Conducting
polymers modified with redox-active moieties or amphiphilic
surfactants are promising adsorbent materials for the separation of
neutral organic species from water. We develop an asymmetric system
combining a polyvinylferrocene–polypyrrole hybrid (PVF–PPy)
and an amphiphilic surfactant dioctyl sulfosuccinate (AOT)-doped polypyrrole
(PPy(AOT)) that have complementary hydrophobicity tunability in response
to electrochemical modulations. Both materials are hydrophobic in
their respective neutral states, exhibiting high affinities toward
organics. Upon application of a mild potential to oxidize PVF–PPy
and reduce PPy(AOT), these polymers can be simultaneously rendered
hydrophilic, thereby driving desorption of organics and regeneration
of the materials. The asymmetric system can be used in a cyclic fashion,
through repeated electrical shorting of the two electrodes to program
the capture of organics from a large volume of feed solution, and
application of a potential (above 0.9 V) to stimulate the release
of the adsorbed organics into a small volume of desorption solution.

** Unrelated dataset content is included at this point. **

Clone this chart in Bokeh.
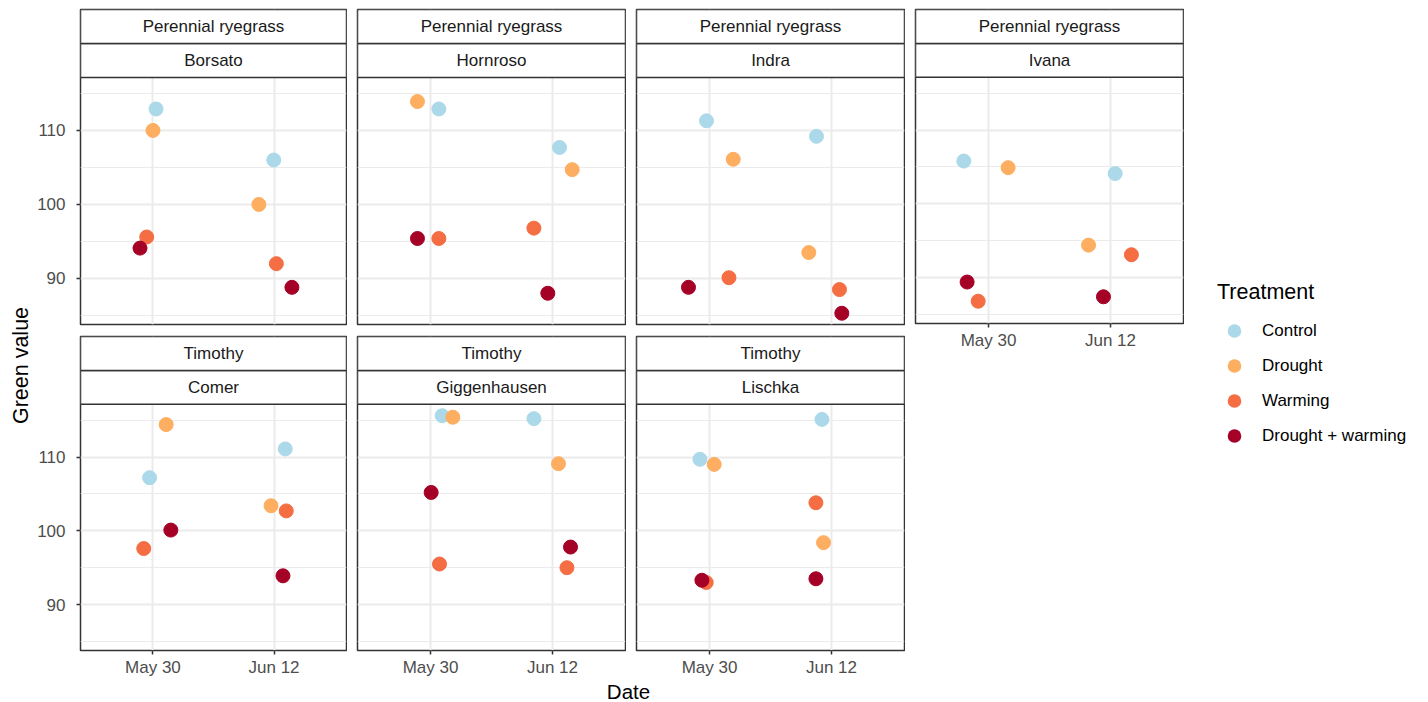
import math
from bokeh.plotting import figure
from bokeh.models import (Range1d, FixedTicker, BoxAnnotation, Label, Legend,
                          LegendItem, Spacer)
from bokeh.layouts import row, column
from bokeh.embed import file_html
from bokeh.resources import INLINE

FONT = "Liberation Sans"

# ---------------- data ----------------
treatments = ["Control", "Drought", "Warming", "Drought + warming"]
colors = ["#ABD9E9", "#FDAE61", "#F46D43", "#A50026"]
date_days = [0, 13]                 # days after May 30
date_labels = ["May 30", "Jun 12"]

cultivars = ["Borsato", "Hornroso", "Indra", "Ivana", "Comer", "Giggenhausen", "Lischka"]
species = ["Perennial ryegrass"] * 4 + ["Timothy"] * 3

# Green value per cultivar, treatment order: Control, Drought, Warming, Drought + warming
green_may30 = [
    [112.9, 110.0, 95.6, 94.1],
    [112.9, 113.9, 95.4, 95.4],
    [111.3, 106.1, 90.1, 88.8],
    [105.8, 104.9, 86.8, 89.4],
    [107.2, 114.4, 97.6, 100.1],
    [115.6, 115.4, 95.5, 105.2],
    [109.7, 109.0, 93.0, 93.3],
]
green_jun12 = [
    [106.0, 100.0, 92.0, 88.8],
    [107.7, 104.7, 96.8, 88.0],
    [109.2, 93.5, 88.5, 85.3],
    [104.1, 94.4, 93.1, 87.4],
    [111.1, 103.4, 102.7, 93.9],
    [115.2, 109.1, 95.0, 97.8],
    [115.1, 98.4, 103.8, 93.5],
]
# horizontal jitter (days)
jitter_may30 = [
    [0.33, 0.0, -0.67, -1.39],
    [0.89, -1.39, 0.89, -1.39],
    [-0.32, 2.53, 2.07, -2.24],
    [-2.63, 2.09, -1.10, -2.28],
    [-0.36, 1.42, -0.99, 1.92],
    [1.24, 2.38, 0.96, 0.07],
    [-1.02, 0.50, -0.35, -0.81],
]
jitter_jun12 = [
    [-0.03, -1.63, 0.25, 1.92],
    [0.75, 2.10, -1.98, -0.50],
    [-1.60, -2.42, 0.85, 1.10],
    [0.50, -2.34, 2.23, -0.75],
    [1.20, -0.32, 1.31, 0.96],
    [-1.98, 0.64, 1.54, 1.92],
    [-1.02, -0.85, -1.66, -1.66],
]

# ---------------- geometry ----------------
X0, X1 = -7.78, 20.78
Y0, Y1 = 83.78, 117.15
FRAME_W, DATA_H, STRIP_H = 268, 247, 34
upp = (Y1 - Y0) / DATA_H
YTOP = Y1 + 2 * STRIP_H * upp

BORDER = "#333333"
GRID = "#EBEBEB"


def make_panel(i, show_y, show_x, top_row):
    left = 44 if show_y else 10
    top = 9 if top_row else 1
    bottom = 28 if show_x else 11
    p = figure(width=left + FRAME_W + 1, height=top + DATA_H + 2 * STRIP_H + bottom,
               x_range=Range1d(X0, X1), y_range=Range1d(Y0, YTOP),
               x_axis_location="below" if show_x else None,
               y_axis_location="left" if show_y else None,
               output_backend="svg", toolbar_location=None,
               min_border_left=left, min_border_right=1,
               min_border_top=top, min_border_bottom=bottom)
    p.background_fill_color = "white"
    p.outline_line_color = BORDER
    p.outline_line_width = 1.5

    xt = FixedTicker(ticks=date_days, minor_ticks=[])
    yt = FixedTicker(ticks=[90, 100, 110], minor_ticks=[85, 95, 105, 115])
    p.xgrid.ticker = xt
    p.ygrid.ticker = yt
    for g in (p.xgrid, p.ygrid):
        g.grid_line_color = GRID
        g.grid_line_width = 2
    p.ygrid.minor_grid_line_color = GRID
    p.ygrid.minor_grid_line_width = 1

    for ax in p.xaxis + p.yaxis:
        ax.axis_line_color = None
        ax.major_tick_line_color = BORDER
        ax.major_tick_line_width = 1.5
        ax.major_tick_out = 4
        ax.major_tick_in = 0
        ax.minor_tick_out = 0
        ax.minor_tick_in = 0
        ax.major_label_text_font = FONT
        ax.major_label_text_font_size = "17px"
        ax.major_label_text_color = "#4D4D4D"
    if show_x:
        p.xaxis.ticker = xt
        p.xaxis.major_label_overrides = {d: lab for d, lab in zip(date_days, date_labels)}
        p.xaxis.major_label_standoff = 3
    if show_y:
        p.yaxis.ticker = yt
        p.yaxis.major_label_standoff = 11

    # data points
    for k, (t, c) in enumerate(zip(treatments, colors)):
        xs = [date_days[0] + jitter_may30[i][k], date_days[1] + jitter_jun12[i][k]]
        ys = [green_may30[i][k], green_jun12[i][k]]
        p.scatter(xs, ys, size=14, fill_color=c, line_color=c, line_width=1)

    # facet strips
    s1 = Y1 + STRIP_H * upp
    for b, t in ((Y1, s1), (s1, YTOP)):
        p.add_layout(BoxAnnotation(bottom=b, top=t, fill_color="white", fill_alpha=1,
                                   line_color=BORDER, line_alpha=1, line_width=1.5))
    xc = (X0 + X1) / 2
    for txt, yy in ((cultivars[i], Y1 + 0.5 * STRIP_H * upp),
                    (species[i], Y1 + 1.5 * STRIP_H * upp)):
        p.add_layout(Label(x=xc, y=yy, text=txt, text_align="center",
                           text_baseline="middle", text_font=FONT,
                           text_font_size="17px", text_color="#1A1A1A"))
    return p


f1 = make_panel(0, True, False, True)
f2 = make_panel(1, False, False, True)
f3 = make_panel(2, False, False, True)
f4 = make_panel(3, False, True, True)
f5 = make_panel(4, True, True, False)
f6 = make_panel(5, False, True, False)
f7 = make_panel(6, False, True, False)

ROW_H = f1.height + f5.height  # 679

# the y-title figure and the legend figure sit in the same row, so their frames are
# aligned by bokeh: give both the same top / bottom borders (frame centred at y=365)
SIDE_TOP, SIDE_BOTTOM = 270, ROW_H - 460

# y axis title (as the axis label of a narrow, empty figure)
ylab = figure(width=34, height=ROW_H, x_range=Range1d(0, 1), y_range=Range1d(0, 1),
              x_axis_location=None, y_axis_location="left", output_backend="svg",
              toolbar_location=None, min_border_left=32, min_border_right=0,
              min_border_top=SIDE_TOP, min_border_bottom=SIDE_BOTTOM)
ylab.grid.visible = False
ylab.outline_line_color = None
ylab.yaxis.ticker = FixedTicker(ticks=[])
ylab.yaxis.axis_line_color = None
ylab.yaxis.major_tick_line_color = None
ylab.yaxis.minor_tick_line_color = None
ylab.yaxis.axis_label = "Green value"
ylab.yaxis.axis_label_standoff = 0
ylab.yaxis.axis_label_text_font = FONT
ylab.yaxis.axis_label_text_font_size = "21.5px"
ylab.yaxis.axis_label_text_font_style = "normal"
ylab.yaxis.axis_label_text_color = "black"

# legend
lg = figure(width=236, height=ROW_H, x_range=Range1d(0, 1), y_range=Range1d(0, 1),
            x_axis_location=None, y_axis_location=None, output_backend="svg",
            toolbar_location=None, min_border_left=23, min_border_top=SIDE_TOP,
            min_border_right=0, min_border_bottom=SIDE_BOTTOM)
lg.grid.visible = False
lg.outline_line_color = None
items = []
for t, c in zip(treatments, colors):
    r = lg.scatter(x=[float("nan")], y=[float("nan")], size=14, fill_color=c,
                   line_color=c, line_alpha=0)
    items.append(LegendItem(label=t, renderers=[r]))
legend = Legend(items=items, location="top_left", title="Treatment",
                title_text_font=FONT, title_text_font_size="21.5px",
                title_text_font_style="normal", title_text_color="black",
                title_standoff=8,
                label_text_font=FONT, label_text_font_size="17px",
                label_text_color="black", label_standoff=11,
                glyph_width=34, glyph_height=35, label_height=35,
                spacing=0, padding=0, margin=10,
                border_line_color=None, background_fill_alpha=0)
lg.add_layout(legend)

# x axis title
TOTAL_W = ylab.width + f1.width + 3 * f2.width + lg.width
XLAB_H = 23
xlab = figure(width=TOTAL_W, height=XLAB_H, x_range=Range1d(0, TOTAL_W),
              y_range=Range1d(0, XLAB_H),
              x_axis_location=None, y_axis_location=None, output_backend="svg",
              toolbar_location=None, min_border=0)
xlab.grid.visible = False
xlab.outline_line_color = None
xlab.add_layout(Label(x=628, y=XLAB_H / 2, text="Date", text_align="center",
                      text_baseline="middle", text_font=FONT,
                      text_font_size="20.5px", text_color="black"))

c1 = column(f1, f5)
c2 = column(f2, f6)
c3 = column(f3, f7)
c4 = column(f4, Spacer(width=f4.width, height=ROW_H - f4.height))
layout = column(row(ylab, c1, c2, c3, c4, lg), xlab)

open("out.html", "w").write(file_html(layout, INLINE))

The asymmetric configuration has multiple benefits, including suppression
of water parasitic reactions, high energetic efficiency, and selectivity
for target organic species. Therefore, the electrode system has the
potential to reduce the energy consumption in the mitigation of organic
contaminants over conventional methods, with the additional ability
to recover valuable organic products, opening up new possibilities
for addressing the water–energy nexus.